◆ **Task description**
Output the material below unchanged, apart from leaving out the pictures.
— BEGIN Dataset excerpt —
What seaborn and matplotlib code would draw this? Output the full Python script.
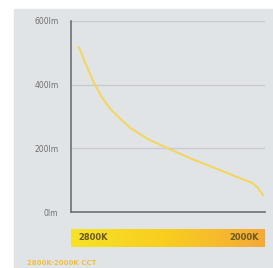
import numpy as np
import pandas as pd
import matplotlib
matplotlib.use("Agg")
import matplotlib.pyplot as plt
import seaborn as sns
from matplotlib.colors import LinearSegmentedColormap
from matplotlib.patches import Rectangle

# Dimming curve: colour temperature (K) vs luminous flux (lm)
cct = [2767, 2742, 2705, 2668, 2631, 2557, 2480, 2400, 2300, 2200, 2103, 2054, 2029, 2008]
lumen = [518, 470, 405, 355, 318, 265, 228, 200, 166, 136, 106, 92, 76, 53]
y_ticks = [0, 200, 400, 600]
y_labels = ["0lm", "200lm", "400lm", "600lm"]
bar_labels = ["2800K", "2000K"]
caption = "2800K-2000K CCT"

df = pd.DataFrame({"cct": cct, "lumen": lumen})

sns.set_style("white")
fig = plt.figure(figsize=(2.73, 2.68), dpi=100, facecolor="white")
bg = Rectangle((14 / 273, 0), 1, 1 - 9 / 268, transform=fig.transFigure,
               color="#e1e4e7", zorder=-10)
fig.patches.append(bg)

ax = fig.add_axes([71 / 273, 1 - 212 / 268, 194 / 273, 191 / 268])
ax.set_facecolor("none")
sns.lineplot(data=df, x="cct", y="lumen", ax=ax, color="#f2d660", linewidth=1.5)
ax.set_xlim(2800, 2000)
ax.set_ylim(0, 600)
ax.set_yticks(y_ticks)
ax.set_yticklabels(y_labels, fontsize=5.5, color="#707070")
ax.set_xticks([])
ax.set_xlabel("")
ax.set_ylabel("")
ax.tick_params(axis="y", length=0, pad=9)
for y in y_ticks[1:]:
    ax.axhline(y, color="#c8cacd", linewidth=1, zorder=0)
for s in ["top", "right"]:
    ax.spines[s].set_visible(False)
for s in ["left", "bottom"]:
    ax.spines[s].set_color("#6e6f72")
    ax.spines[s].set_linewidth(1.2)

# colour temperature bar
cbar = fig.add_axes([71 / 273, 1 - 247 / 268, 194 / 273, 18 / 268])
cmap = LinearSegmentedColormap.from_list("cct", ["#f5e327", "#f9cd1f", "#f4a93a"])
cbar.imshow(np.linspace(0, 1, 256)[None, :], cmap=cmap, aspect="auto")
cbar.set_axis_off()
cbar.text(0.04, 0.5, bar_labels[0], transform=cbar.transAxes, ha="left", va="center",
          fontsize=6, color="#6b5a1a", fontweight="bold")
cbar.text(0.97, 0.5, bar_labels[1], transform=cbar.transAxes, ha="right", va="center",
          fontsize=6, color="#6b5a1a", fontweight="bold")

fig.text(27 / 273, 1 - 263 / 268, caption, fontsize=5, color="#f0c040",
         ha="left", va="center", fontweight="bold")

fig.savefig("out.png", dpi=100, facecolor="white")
— END Dataset excerpt —
◆ **The result**
What seaborn and matplotlib code would draw this? Output the full Python script.
import numpy as np
import pandas as pd
import matplotlib
matplotlib.use("Agg")
import matplotlib.pyplot as plt
import seaborn as sns
from matplotlib.colors import LinearSegmentedColormap
from matplotlib.patches import Rectangle

# Dimming curve: colour temperature (K) vs luminous flux (lm)
cct = [2767, 2742, 2705, 2668, 2631, 2557, 2480, 2400, 2300, 2200, 2103, 2054, 2029, 2008]
lumen = [518, 470, 405, 355, 318, 265, 228, 200, 166, 136, 106, 92, 76, 53]
y_ticks = [0, 200, 400, 600]
y_labels = ["0lm", "200lm", "400lm", "600lm"]
bar_labels = ["2800K", "2000K"]
caption = "2800K-2000K CCT"

df = pd.DataFrame({"cct": cct, "lumen": lumen})

sns.set_style("white")
fig = plt.figure(figsize=(2.73, 2.68), dpi=100, facecolor="white")
bg = Rectangle((14 / 273, 0), 1, 1 - 9 / 268, transform=fig.transFigure,
               color="#e1e4e7", zorder=-10)
fig.patches.append(bg)

ax = fig.add_axes([71 / 273, 1 - 212 / 268, 194 / 273, 191 / 268])
ax.set_facecolor("none")
sns.lineplot(data=df, x="cct", y="lumen", ax=ax, color="#f2d660", linewidth=1.5)
ax.set_xlim(2800, 2000)
ax.set_ylim(0, 600)
ax.set_yticks(y_ticks)
ax.set_yticklabels(y_labels, fontsize=5.5, color="#707070")
ax.set_xticks([])
ax.set_xlabel("")
ax.set_ylabel("")
ax.tick_params(axis="y", length=0, pad=9)
for y in y_ticks[1:]:
    ax.axhline(y, color="#c8cacd", linewidth=1, zorder=0)
for s in ["top", "right"]:
    ax.spines[s].set_visible(False)
for s in ["left", "bottom"]:
    ax.spines[s].set_color("#6e6f72")
    ax.spines[s].set_linewidth(1.2)

# colour temperature bar
cbar = fig.add_axes([71 / 273, 1 - 247 / 268, 194 / 273, 18 / 268])
cmap = LinearSegmentedColormap.from_list("cct", ["#f5e327", "#f9cd1f", "#f4a93a"])
cbar.imshow(np.linspace(0, 1, 256)[None, :], cmap=cmap, aspect="auto")
cbar.set_axis_off()
cbar.text(0.04, 0.5, bar_labels[0], transform=cbar.transAxes, ha="left", va="center",
          fontsize=6, color="#6b5a1a", fontweight="bold")
cbar.text(0.97, 0.5, bar_labels[1], transform=cbar.transAxes, ha="right", va="center",
          fontsize=6, color="#6b5a1a", fontweight="bold")

fig.text(27 / 273, 1 - 263 / 268, caption, fontsize=5, color="#f0c040",
         ha="left", va="center", fontweight="bold")

fig.savefig("out.png", dpi=100, facecolor="white")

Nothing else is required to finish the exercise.